Your task>
Without the pictures, return exactly the lines from the one with "Generate a web page that draws this with Apache" through the one with "const font = 'Liberation". Both end lines belong in the copy.

Supplied records>
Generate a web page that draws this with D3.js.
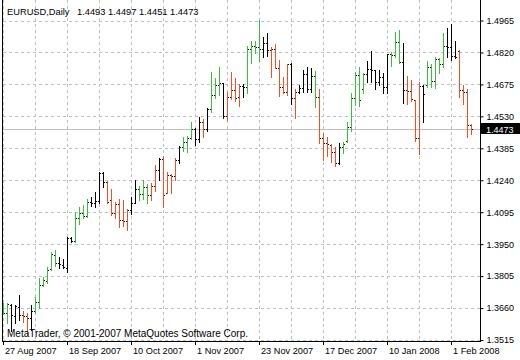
--
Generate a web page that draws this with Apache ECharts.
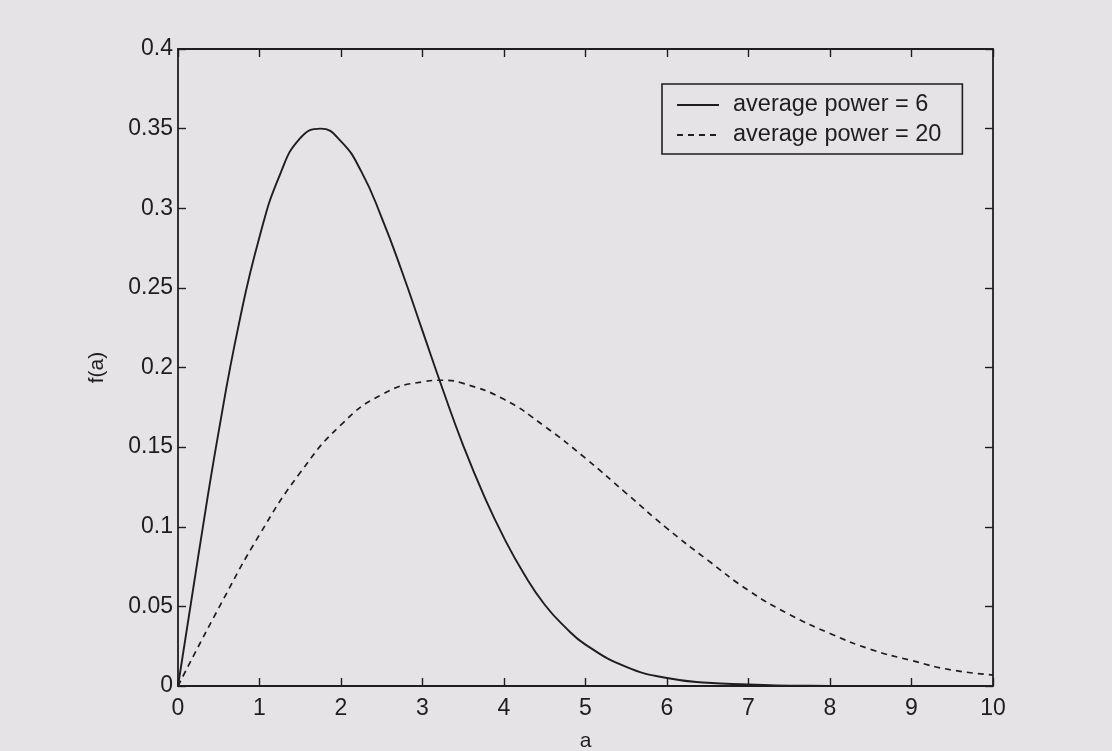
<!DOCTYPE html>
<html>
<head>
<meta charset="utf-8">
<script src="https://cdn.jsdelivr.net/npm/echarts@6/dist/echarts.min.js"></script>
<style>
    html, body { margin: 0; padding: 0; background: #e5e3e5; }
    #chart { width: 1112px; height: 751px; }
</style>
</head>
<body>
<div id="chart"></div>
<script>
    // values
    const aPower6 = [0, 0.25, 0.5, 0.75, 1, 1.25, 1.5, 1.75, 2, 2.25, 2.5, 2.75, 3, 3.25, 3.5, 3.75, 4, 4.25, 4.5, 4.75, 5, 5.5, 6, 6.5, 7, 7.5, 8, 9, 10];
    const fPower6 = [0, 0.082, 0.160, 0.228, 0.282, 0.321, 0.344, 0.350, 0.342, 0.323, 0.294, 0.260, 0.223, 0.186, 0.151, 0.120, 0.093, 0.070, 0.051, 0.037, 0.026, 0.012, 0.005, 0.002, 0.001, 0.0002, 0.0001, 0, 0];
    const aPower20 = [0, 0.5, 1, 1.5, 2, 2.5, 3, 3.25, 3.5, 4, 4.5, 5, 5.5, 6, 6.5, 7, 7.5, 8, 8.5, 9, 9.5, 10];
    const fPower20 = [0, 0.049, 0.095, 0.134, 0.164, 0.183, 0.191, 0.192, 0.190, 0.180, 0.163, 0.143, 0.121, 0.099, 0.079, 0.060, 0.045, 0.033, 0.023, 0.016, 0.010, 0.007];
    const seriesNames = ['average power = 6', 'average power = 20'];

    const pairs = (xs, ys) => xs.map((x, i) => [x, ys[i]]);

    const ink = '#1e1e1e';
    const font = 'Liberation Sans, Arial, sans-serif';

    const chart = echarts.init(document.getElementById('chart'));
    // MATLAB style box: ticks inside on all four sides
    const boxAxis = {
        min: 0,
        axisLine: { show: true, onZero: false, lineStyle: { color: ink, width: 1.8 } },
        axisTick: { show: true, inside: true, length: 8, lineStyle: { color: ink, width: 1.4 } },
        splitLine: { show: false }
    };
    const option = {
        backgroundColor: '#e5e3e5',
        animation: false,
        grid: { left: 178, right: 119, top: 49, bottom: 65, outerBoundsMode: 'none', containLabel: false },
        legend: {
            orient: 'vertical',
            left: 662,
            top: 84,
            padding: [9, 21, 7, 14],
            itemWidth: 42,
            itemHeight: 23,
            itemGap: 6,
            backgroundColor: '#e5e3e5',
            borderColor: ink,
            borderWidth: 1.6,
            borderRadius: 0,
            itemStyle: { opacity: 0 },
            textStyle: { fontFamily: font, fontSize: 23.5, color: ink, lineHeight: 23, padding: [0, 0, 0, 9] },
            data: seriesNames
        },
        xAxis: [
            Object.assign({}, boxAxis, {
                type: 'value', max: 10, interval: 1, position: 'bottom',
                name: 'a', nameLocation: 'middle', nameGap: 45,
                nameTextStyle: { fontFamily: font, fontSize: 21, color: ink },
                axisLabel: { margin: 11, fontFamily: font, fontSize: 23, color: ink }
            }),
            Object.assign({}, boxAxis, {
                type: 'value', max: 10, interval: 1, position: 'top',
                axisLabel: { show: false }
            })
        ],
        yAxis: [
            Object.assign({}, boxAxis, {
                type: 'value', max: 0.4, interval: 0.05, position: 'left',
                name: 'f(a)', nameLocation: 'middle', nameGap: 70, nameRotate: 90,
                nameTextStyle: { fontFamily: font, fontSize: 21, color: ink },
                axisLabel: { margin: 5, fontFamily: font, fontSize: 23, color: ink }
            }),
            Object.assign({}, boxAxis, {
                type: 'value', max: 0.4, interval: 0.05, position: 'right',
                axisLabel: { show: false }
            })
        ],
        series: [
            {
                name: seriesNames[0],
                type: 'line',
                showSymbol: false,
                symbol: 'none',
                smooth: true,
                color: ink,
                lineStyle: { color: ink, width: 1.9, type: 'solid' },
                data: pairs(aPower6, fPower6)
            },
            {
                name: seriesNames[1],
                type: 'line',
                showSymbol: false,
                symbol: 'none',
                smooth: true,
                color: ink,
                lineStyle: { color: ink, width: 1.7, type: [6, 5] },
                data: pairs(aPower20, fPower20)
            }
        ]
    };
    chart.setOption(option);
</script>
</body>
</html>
---
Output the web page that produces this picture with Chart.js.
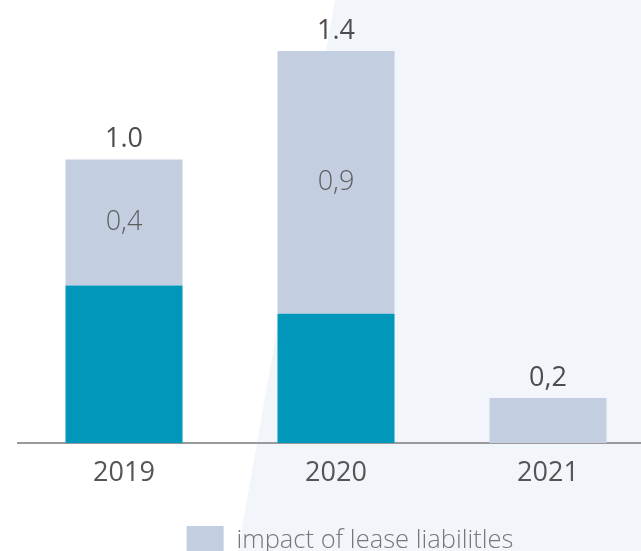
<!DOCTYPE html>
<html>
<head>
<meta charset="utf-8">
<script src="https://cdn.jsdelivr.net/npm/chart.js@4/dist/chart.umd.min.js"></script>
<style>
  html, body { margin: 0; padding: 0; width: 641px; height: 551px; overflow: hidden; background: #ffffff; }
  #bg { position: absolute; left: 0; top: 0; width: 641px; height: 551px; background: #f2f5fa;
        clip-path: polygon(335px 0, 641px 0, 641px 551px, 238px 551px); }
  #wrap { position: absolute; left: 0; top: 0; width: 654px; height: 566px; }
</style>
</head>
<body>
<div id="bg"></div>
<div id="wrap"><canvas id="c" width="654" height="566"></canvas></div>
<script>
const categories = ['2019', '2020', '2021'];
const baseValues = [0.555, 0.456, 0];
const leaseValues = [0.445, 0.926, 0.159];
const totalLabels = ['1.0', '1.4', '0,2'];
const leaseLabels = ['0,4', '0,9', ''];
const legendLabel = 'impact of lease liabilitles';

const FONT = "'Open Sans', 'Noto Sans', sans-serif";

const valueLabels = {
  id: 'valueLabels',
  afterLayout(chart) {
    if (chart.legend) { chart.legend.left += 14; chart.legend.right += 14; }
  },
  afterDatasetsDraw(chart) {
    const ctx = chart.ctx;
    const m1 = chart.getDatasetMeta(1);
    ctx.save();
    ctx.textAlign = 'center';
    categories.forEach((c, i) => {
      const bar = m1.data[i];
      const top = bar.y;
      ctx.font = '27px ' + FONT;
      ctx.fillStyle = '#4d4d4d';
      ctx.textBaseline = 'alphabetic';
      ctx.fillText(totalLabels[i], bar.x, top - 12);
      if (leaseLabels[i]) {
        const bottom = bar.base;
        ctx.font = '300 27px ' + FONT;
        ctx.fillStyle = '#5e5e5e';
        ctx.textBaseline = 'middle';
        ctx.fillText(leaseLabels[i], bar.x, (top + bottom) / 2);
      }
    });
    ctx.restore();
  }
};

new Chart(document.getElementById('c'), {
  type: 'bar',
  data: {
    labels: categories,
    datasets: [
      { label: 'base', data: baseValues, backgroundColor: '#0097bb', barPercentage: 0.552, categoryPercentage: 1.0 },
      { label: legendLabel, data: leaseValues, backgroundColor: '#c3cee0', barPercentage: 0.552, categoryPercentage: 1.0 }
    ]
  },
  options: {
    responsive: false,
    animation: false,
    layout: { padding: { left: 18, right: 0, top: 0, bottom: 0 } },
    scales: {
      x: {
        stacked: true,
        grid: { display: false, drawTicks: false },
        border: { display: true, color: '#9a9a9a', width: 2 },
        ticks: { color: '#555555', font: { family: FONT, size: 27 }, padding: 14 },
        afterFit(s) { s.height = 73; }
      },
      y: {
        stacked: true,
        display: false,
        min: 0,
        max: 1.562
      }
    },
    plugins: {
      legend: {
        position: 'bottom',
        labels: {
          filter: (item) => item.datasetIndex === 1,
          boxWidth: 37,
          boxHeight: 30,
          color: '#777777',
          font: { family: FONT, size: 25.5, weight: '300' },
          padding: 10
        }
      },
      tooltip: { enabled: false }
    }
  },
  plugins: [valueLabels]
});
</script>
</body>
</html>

Exercise result>
Generate a web page that draws this with Apache ECharts.
<!DOCTYPE html>
<html>
<head>
<meta charset="utf-8">
<script src="https://cdn.jsdelivr.net/npm/echarts@6/dist/echarts.min.js"></script>
<style>
    html, body { margin: 0; padding: 0; background: #e5e3e5; }
    #chart { width: 1112px; height: 751px; }
</style>
</head>
<body>
<div id="chart"></div>
<script>
    // values
    const aPower6 = [0, 0.25, 0.5, 0.75, 1, 1.25, 1.5, 1.75, 2, 2.25, 2.5, 2.75, 3, 3.25, 3.5, 3.75, 4, 4.25, 4.5, 4.75, 5, 5.5, 6, 6.5, 7, 7.5, 8, 9, 10];
    const fPower6 = [0, 0.082, 0.160, 0.228, 0.282, 0.321, 0.344, 0.350, 0.342, 0.323, 0.294, 0.260, 0.223, 0.186, 0.151, 0.120, 0.093, 0.070, 0.051, 0.037, 0.026, 0.012, 0.005, 0.002, 0.001, 0.0002, 0.0001, 0, 0];
    const aPower20 = [0, 0.5, 1, 1.5, 2, 2.5, 3, 3.25, 3.5, 4, 4.5, 5, 5.5, 6, 6.5, 7, 7.5, 8, 8.5, 9, 9.5, 10];
    const fPower20 = [0, 0.049, 0.095, 0.134, 0.164, 0.183, 0.191, 0.192, 0.190, 0.180, 0.163, 0.143, 0.121, 0.099, 0.079, 0.060, 0.045, 0.033, 0.023, 0.016, 0.010, 0.007];
    const seriesNames = ['average power = 6', 'average power = 20'];

    const pairs = (xs, ys) => xs.map((x, i) => [x, ys[i]]);

    const ink = '#1e1e1e';
    const font = 'Liberation Sans, Arial, sans-serif';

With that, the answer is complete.